Doch Spahn bleibt dabei: Die Bürgerinnen und Bürger seien verunsichert.
Tenhagen: CDU schürt Verunsicherung
Das könne sich ändern, wenn die CDU nicht mehr behaupten würde, dass ein Heizungsumbau sofort nötig sei, beklagt sich Wirtschaftsjournalist Hermann-Josef Tenhagen, der Chefredakteur vom “Finanztip” ist. Er empfiehlt jedem, der eine alte Heizung betreibt, den Umbau langfristig zu planen und sich rechtzeitig um eine finanzielle Förderung für den Umbau zu kümmern.
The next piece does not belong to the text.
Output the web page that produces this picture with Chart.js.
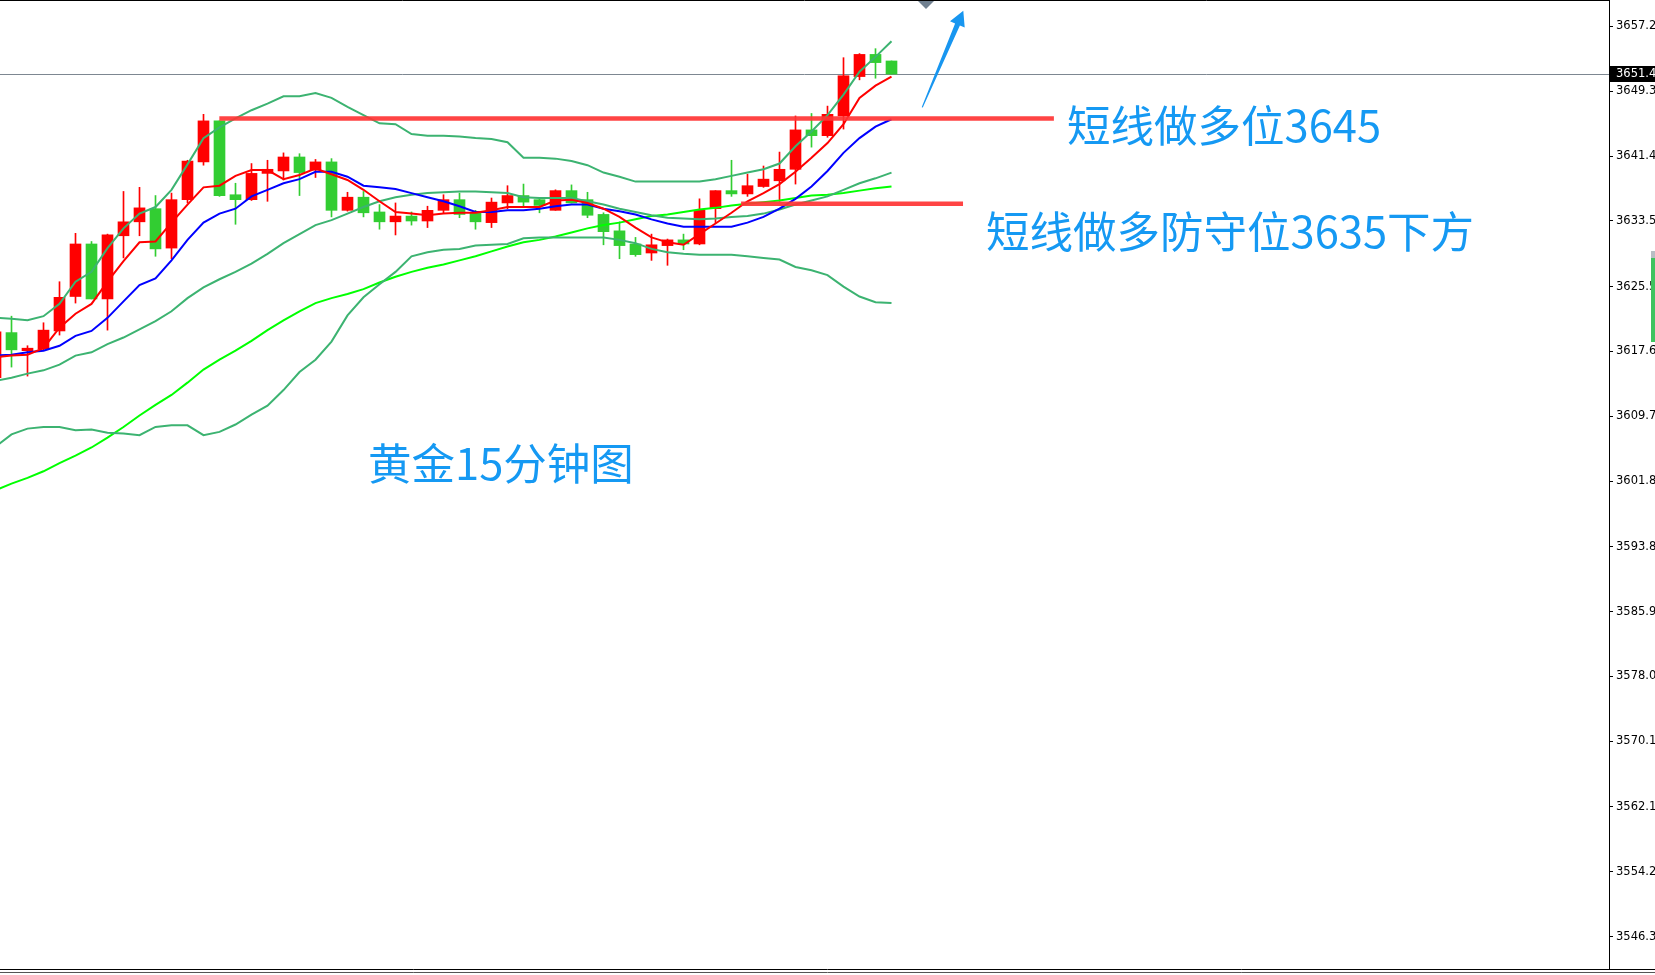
<!DOCTYPE html>
<html>
<head>
<meta charset="utf-8">
<title>黄金15分钟图</title>
<script src="https://cdn.jsdelivr.net/npm/chart.js@4.4.1/dist/chart.umd.min.js"></script>
<style>
  html, body { margin: 0; padding: 0; background: #fff; overflow: hidden; }
  canvas { display: block; }
</style>
</head>
<body>
<canvas id="chart" width="1655" height="975"></canvas>
<script>
// --------------------
// Data
// --------------------
const open  = [3614.4, 3619.9, 3617.7, 3617.9, 3620.1, 3624.3, 3630.7, 3624.0, 3631.7, 3633.4,
               3635.0, 3630.2, 3636.1, 3640.7, 3645.7, 3636.7, 3636.1, 3639.3, 3639.6, 3641.3,
               3639.7, 3640.7, 3634.8, 3636.4, 3634.6, 3633.4, 3634.1, 3633.5, 3634.8, 3636.1,
               3634.5, 3633.3, 3635.7, 3636.6, 3636.1, 3634.8, 3637.2, 3636.1, 3634.3, 3632.3,
               3630.7, 3629.6, 3630.5, 3631.2, 3630.7, 3635.0, 3637.2, 3636.8, 3637.7, 3638.4,
               3639.8, 3644.6, 3643.9, 3646.3, 3651.1, 3653.8, 3653.0];
const high  = [3620.5, 3621.9, 3618.3, 3621.1, 3626.1, 3632.0, 3631.0, 3631.9, 3637.1, 3637.6,
               3636.6, 3636.9, 3640.9, 3646.5, 3645.7, 3638.1, 3640.5, 3640.9, 3641.8, 3641.7,
               3641.0, 3641.1, 3637.0, 3637.1, 3635.5, 3635.7, 3634.6, 3635.3, 3636.7, 3636.9,
               3634.8, 3636.3, 3637.8, 3638.0, 3636.3, 3637.3, 3637.9, 3637.0, 3634.5, 3633.4,
               3631.5, 3631.9, 3631.3, 3631.9, 3636.2, 3637.2, 3640.9, 3639.2, 3640.2, 3641.9,
               3646.3, 3646.6, 3647.5, 3653.4, 3653.9, 3654.5, 3653.0];
const low   = [3613.9, 3615.7, 3614.6, 3617.8, 3619.6, 3623.5, 3624.0, 3620.2, 3629.0, 3631.7,
               3629.2, 3628.9, 3635.7, 3640.3, 3636.5, 3633.1, 3636.0, 3635.9, 3638.5, 3636.6,
               3638.8, 3634.0, 3634.7, 3634.0, 3632.5, 3631.8, 3633.0, 3632.7, 3634.4, 3633.9,
               3632.5, 3632.7, 3635.0, 3635.2, 3634.5, 3634.8, 3635.7, 3633.9, 3630.6, 3628.9,
               3629.2, 3628.7, 3628.1, 3630.0, 3630.6, 3633.3, 3636.5, 3636.5, 3637.6, 3635.9,
               3638.0, 3642.5, 3643.7, 3644.7, 3650.7, 3650.9, 3651.4];
const close = [3620.0, 3617.8, 3618.0, 3620.2, 3624.2, 3630.7, 3624.0, 3631.8, 3633.4, 3635.1,
               3630.1, 3636.1, 3640.8, 3645.7, 3636.6, 3636.1, 3639.3, 3639.8, 3641.3, 3639.4,
               3640.7, 3634.8, 3636.4, 3634.5, 3633.4, 3634.1, 3633.5, 3634.8, 3636.1, 3634.3,
               3633.4, 3635.8, 3636.6, 3635.8, 3635.4, 3637.2, 3635.7, 3634.2, 3632.2, 3630.5,
               3629.4, 3630.6, 3631.2, 3630.7, 3634.8, 3637.2, 3636.8, 3637.8, 3638.6, 3639.8,
               3644.6, 3643.9, 3646.5, 3651.2, 3653.8, 3652.8, 3651.4];

// moving averages (red fast, blue medium, lime slow)
const maFast = [3616.9, 3617.1, 3617.2, 3618.0, 3620.5, 3622.2, 3623.4, 3626.1, 3628.6, 3630.9,
                3631.0, 3633.3, 3635.5, 3637.6, 3637.8, 3639.0, 3639.7, 3639.7, 3638.6, 3639.1,
                3639.9, 3639.2, 3638.5, 3637.3, 3635.9, 3634.6, 3634.4, 3634.2, 3634.4, 3634.5,
                3634.5, 3634.8, 3635.2, 3635.2, 3635.2, 3636.0, 3636.1, 3635.7, 3635.0, 3634.0,
                3632.7, 3631.5, 3630.9, 3630.6, 3631.9, 3633.2, 3634.5, 3635.9, 3636.9, 3638.0,
                3639.5, 3641.2, 3643.0, 3645.3, 3648.5, 3650.0, 3651.1];
const maMid  = [3617.1, 3617.2, 3617.5, 3617.7, 3618.3, 3619.5, 3620.1, 3621.7, 3623.7, 3625.7,
                3626.5, 3628.7, 3631.2, 3633.3, 3634.4, 3635.0, 3636.5, 3637.3, 3638.1, 3638.6,
                3639.5, 3639.5, 3638.9, 3637.8, 3637.6, 3637.4, 3636.9, 3636.4, 3635.9, 3635.3,
                3634.6, 3634.6, 3634.8, 3634.8, 3635.0, 3635.3, 3635.5, 3635.5, 3635.0, 3634.7,
                3634.3, 3633.7, 3633.2, 3632.8, 3632.8, 3632.8, 3632.8, 3633.3, 3634.0, 3635.0,
                3636.2, 3637.7, 3639.6, 3641.8, 3643.6, 3645.0, 3645.9];
const maSlow = [3600.7, 3601.5, 3602.2, 3603.0, 3604.0, 3604.9, 3605.9, 3607.1, 3608.4, 3609.8,
                3611.1, 3612.3, 3613.8, 3615.4, 3616.6, 3617.7, 3618.9, 3620.2, 3621.4, 3622.5,
                3623.5, 3624.1, 3624.6, 3625.2, 3626.0, 3626.7, 3627.3, 3627.8, 3628.2, 3628.7,
                3629.2, 3629.8, 3630.4, 3630.9, 3631.2, 3631.6, 3632.1, 3632.6, 3633.0, 3633.3,
                3633.7, 3634.1, 3634.3, 3634.6, 3634.9, 3635.1, 3635.4, 3635.6, 3635.8, 3636.0,
                3636.3, 3636.6, 3636.7, 3636.9, 3637.2, 3637.5, 3637.7];

// bollinger bands
const bbUpper = [3621.7, 3621.6, 3621.4, 3621.9, 3623.4, 3626.1, 3627.3, 3630.2, 3632.6, 3634.4,
                 3635.2, 3637.3, 3640.4, 3643.6, 3644.9, 3646.0, 3647.0, 3647.8, 3648.7, 3648.7,
                 3649.1, 3648.5, 3647.4, 3646.4, 3645.4, 3645.3, 3644.1, 3643.9, 3643.9, 3643.8,
                 3643.6, 3643.5, 3643.1, 3641.2, 3641.2, 3641.1, 3640.8, 3640.3, 3639.4, 3638.9,
                 3638.3, 3638.3, 3638.3, 3638.3, 3638.3, 3638.6, 3639.0, 3639.4, 3639.8, 3640.5,
                 3642.6, 3644.4, 3646.4, 3648.9, 3651.7, 3653.5, 3655.4];
const bbMid   = [3614.0, 3614.4, 3614.9, 3615.3, 3616.0, 3617.1, 3617.5, 3618.5, 3619.3, 3620.3,
                 3621.3, 3622.5, 3624.1, 3625.4, 3626.4, 3627.3, 3628.3, 3629.5, 3630.8, 3631.9,
                 3633.0, 3633.6, 3634.4, 3635.2, 3635.9, 3636.4, 3636.7, 3636.9, 3637.0, 3637.1,
                 3637.1, 3637.0, 3636.9, 3636.4, 3636.3, 3636.3, 3636.3, 3635.9, 3635.5, 3635.0,
                 3634.6, 3634.2, 3633.9, 3633.8, 3633.7, 3633.8, 3634.0, 3634.1, 3634.4, 3634.9,
                 3635.5, 3636.0, 3636.5, 3637.3, 3638.1, 3638.7, 3639.4];
const bbLower = [3606.0, 3607.5, 3608.2, 3608.4, 3608.4, 3608.0, 3608.1, 3607.7, 3607.6, 3607.4,
                 3608.4, 3608.6, 3608.6, 3607.4, 3607.8, 3608.7, 3609.9, 3611.0, 3612.9, 3615.1,
                 3616.6, 3618.8, 3622.0, 3624.2, 3625.8, 3627.3, 3629.2, 3629.7, 3630.0, 3630.1,
                 3630.5, 3630.6, 3630.7, 3631.4, 3631.5, 3631.5, 3631.5, 3631.5, 3631.5, 3631.2,
                 3630.8, 3630.1, 3629.7, 3629.5, 3629.4, 3629.4, 3629.4, 3629.2, 3629.0, 3628.8,
                 3627.9, 3627.5, 3626.9, 3625.5, 3624.3, 3623.6, 3623.5];

// price axis
const yTickLabels = ['3657.2', '3649.3', '3641.4', '3633.5', '3625.5', '3617.6', '3609.7', '3601.8',
                     '3593.8', '3585.9', '3578.0', '3570.1', '3562.1', '3554.2', '3546.3'];
const lastPrice = 3651.4;

// hand drawn support lines: price, first bar, last bar
const levelPrices = [3646.0, 3635.6];
const levelFrom   = [13.99, 46.6];
const levelTo     = [66.15, 60.47];

const bars = open.map((_, i) => i);

// --------------------
// Chart
// --------------------
const UP = '#ff0000';
const DOWN = '#32cd32';
const candleColors = bars.map(i => close[i] >= open[i] ? UP : DOWN);

function lineSet(values, color, width, order) {
    return {
        type: 'line',
        data: bars.map(i => ({ x: i, y: values[i] })),
        borderColor: color,
        borderWidth: width,
        pointRadius: 0,
        tension: 0,
        order
    };
}

const datasets = [];

levelPrices.forEach((p, k) => {
    datasets.push({
        type: 'line',
        data: [{ x: levelFrom[k], y: p }, { x: levelTo[k], y: p }],
        borderColor: 'rgba(255, 52, 52, 0.92)',
        borderWidth: 4.5,
        pointRadius: 0,
        order: 0
    });
});

datasets.push(lineSet(maFast, '#ff0000', 2, 1));
datasets.push(lineSet(maMid, '#0000ff', 2, 2));
datasets.push(lineSet(bbUpper, '#3cb371', 2, 3));
datasets.push(lineSet(bbMid, '#3cb371', 2, 3));
datasets.push(lineSet(bbLower, '#3cb371', 2, 3));
datasets.push(lineSet(maSlow, '#00ff00', 2, 4));

// candle bodies
datasets.push({
    type: 'bar',
    data: bars.map(i => ({ x: i, y: [open[i], close[i]] })),
    backgroundColor: candleColors,
    borderWidth: 0,
    barThickness: 11,
    minBarLength: 1,
    grouped: false,
    order: 10
});
// wicks
datasets.push({
    type: 'bar',
    data: bars.map(i => ({ x: i, y: [low[i], high[i]] })),
    backgroundColor: candleColors,
    borderWidth: 0,
    barThickness: 1,
    grouped: false,
    order: 11
});

const annotations = {
    id: 'annotations',
    beforeDatasetsDraw(chart) {
        const { ctx, chartArea, scales: { y } } = chart;
        const py = Math.round(y.getPixelForValue(lastPrice)) + 0.5;
        ctx.save();
        ctx.strokeStyle = '#7d8791';
        ctx.lineWidth = 1;
        ctx.beginPath();
        ctx.moveTo(chartArea.left, py);
        ctx.lineTo(chartArea.right, py);
        ctx.stroke();
        ctx.restore();
    },
    afterDatasetsDraw(chart) {
        const { ctx } = chart;
        ctx.save();

        // text notes
        ctx.fillStyle = '#1599f3';
        ctx.font = '43.5px "Noto Sans CJK SC"';
        ctx.textBaseline = 'alphabetic';
        ctx.textAlign = 'left';
        ctx.fillText('短线做多位3645', 1067, 142);
        ctx.fillText('短线做多防守位3635下方', 986, 247.5);
        ctx.fillText('黄金15分钟图', 368, 480);

        // blue arrow
        ctx.fillStyle = '#1896f0';
        ctx.beginPath();
        ctx.moveTo(921.7, 107.3);
        ctx.lineTo(955.1, 23.5);
        ctx.lineTo(950.0, 21.3);
        ctx.lineTo(963.3, 10.7);
        ctx.lineTo(964.7, 27.6);
        ctx.lineTo(959.9, 25.6);
        ctx.lineTo(922.8, 107.6);
        ctx.closePath();
        ctx.fill();

        // chart shift marker
        ctx.fillStyle = '#708090';
        ctx.beginPath();
        ctx.moveTo(918, 1);
        ctx.lineTo(934, 1);
        ctx.lineTo(926, 9);
        ctx.closePath();
        ctx.fill();
        ctx.restore();
    },
    afterDraw(chart) {
        const { ctx, chartArea, scales: { y } } = chart;
        ctx.save();

        // frame
        ctx.strokeStyle = '#000';
        ctx.lineWidth = 1;
        ctx.beginPath();
        ctx.moveTo(0, 0.5);
        ctx.lineTo(chartArea.right, 0.5);
        ctx.moveTo(0, chartArea.bottom + 0.5);
        ctx.lineTo(chart.width, chartArea.bottom + 0.5);
        ctx.stroke();
        ctx.strokeStyle = '#555';
        ctx.beginPath();
        ctx.moveTo(0, chartArea.bottom + 3.5);
        ctx.lineTo(chart.width, chartArea.bottom + 3.5);
        ctx.stroke();

        // last price tag
        const py = Math.round(y.getPixelForValue(lastPrice));
        ctx.fillStyle = '#000';
        ctx.fillRect(chartArea.right + 1, py - 8, 46, 16);
        ctx.fillStyle = '#fff';
        ctx.font = '11.5px "DejaVu Sans"';
        ctx.textBaseline = 'middle';
        ctx.fillText(lastPrice.toFixed(1), chartArea.right + 7, py);

        // bit of a window at the right edge
        ctx.fillStyle = '#b8bec4';
        ctx.fillRect(1651, 251, 4, 7);
        ctx.fillStyle = '#3fc35f';
        ctx.fillRect(1651, 258, 4, 84);
        ctx.restore();
    }
};

new Chart(document.getElementById('chart'), {
    data: { datasets },
    options: {
        responsive: false,
        animation: false,
        events: [],
        layout: { padding: { left: 0, right: 0, top: 0, bottom: 6 } },
        plugins: { legend: { display: false }, tooltip: { enabled: false } },
        scales: {
            x: {
                type: 'linear',
                min: 0.28125,
                max: 100.84375,
                offset: false,
                bounds: 'data',
                display: false
            },
            y: {
                type: 'linear',
                position: 'right',
                min: 3542.35,
                max: 3660.43,
                afterFit(scale) {
                    scale.width = 46;
                    scale.paddingTop = 0;
                    scale.paddingBottom = 0;
                },
                afterBuildTicks(scale) {
                    scale.ticks = yTickLabels.map(t => ({ value: parseFloat(t) }));
                },
                ticks: {
                    autoSkip: false,
                    maxRotation: 0,
                    padding: 3,
                    color: '#000',
                    font: { family: 'DejaVu Sans', size: 11.5 },
                    callback: (v, i) => yTickLabels[i]
                },
                grid: { drawOnChartArea: false, drawTicks: true, tickLength: 4, color: '#000' },
                border: { display: true, color: '#000', width: 1 }
            }
        }
    },
    plugins: [annotations]
});
</script>
</body>
</html>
Aber das sei das Problem, klagt der Präsident vom Bundesverband Haus & Grund Deutschland, Kai Warnecke: Die Förderung sei im Gesetz überhaupt nicht geregelt. Sie sei bisher lediglich während einer Pressekonferenz versprochen worden. Damit hat er tatsächlich recht. Nach den Fördermöglichkeiten muss man in dem Gesetz lange suchen. Man findet sie versteckt in den Kommentaren und Ausführungsbestimmungen.
An diesem Abend wird klar: Die Bundesregierung sollte in dem Gesetzentwurf noch ein wenig nachbessern, bevor er in den Bundestag kommt. Ansonsten dürften die Unionsparteien wenig Probleme haben, den Start des Gesetzes doch auf 2025 zu verschieben.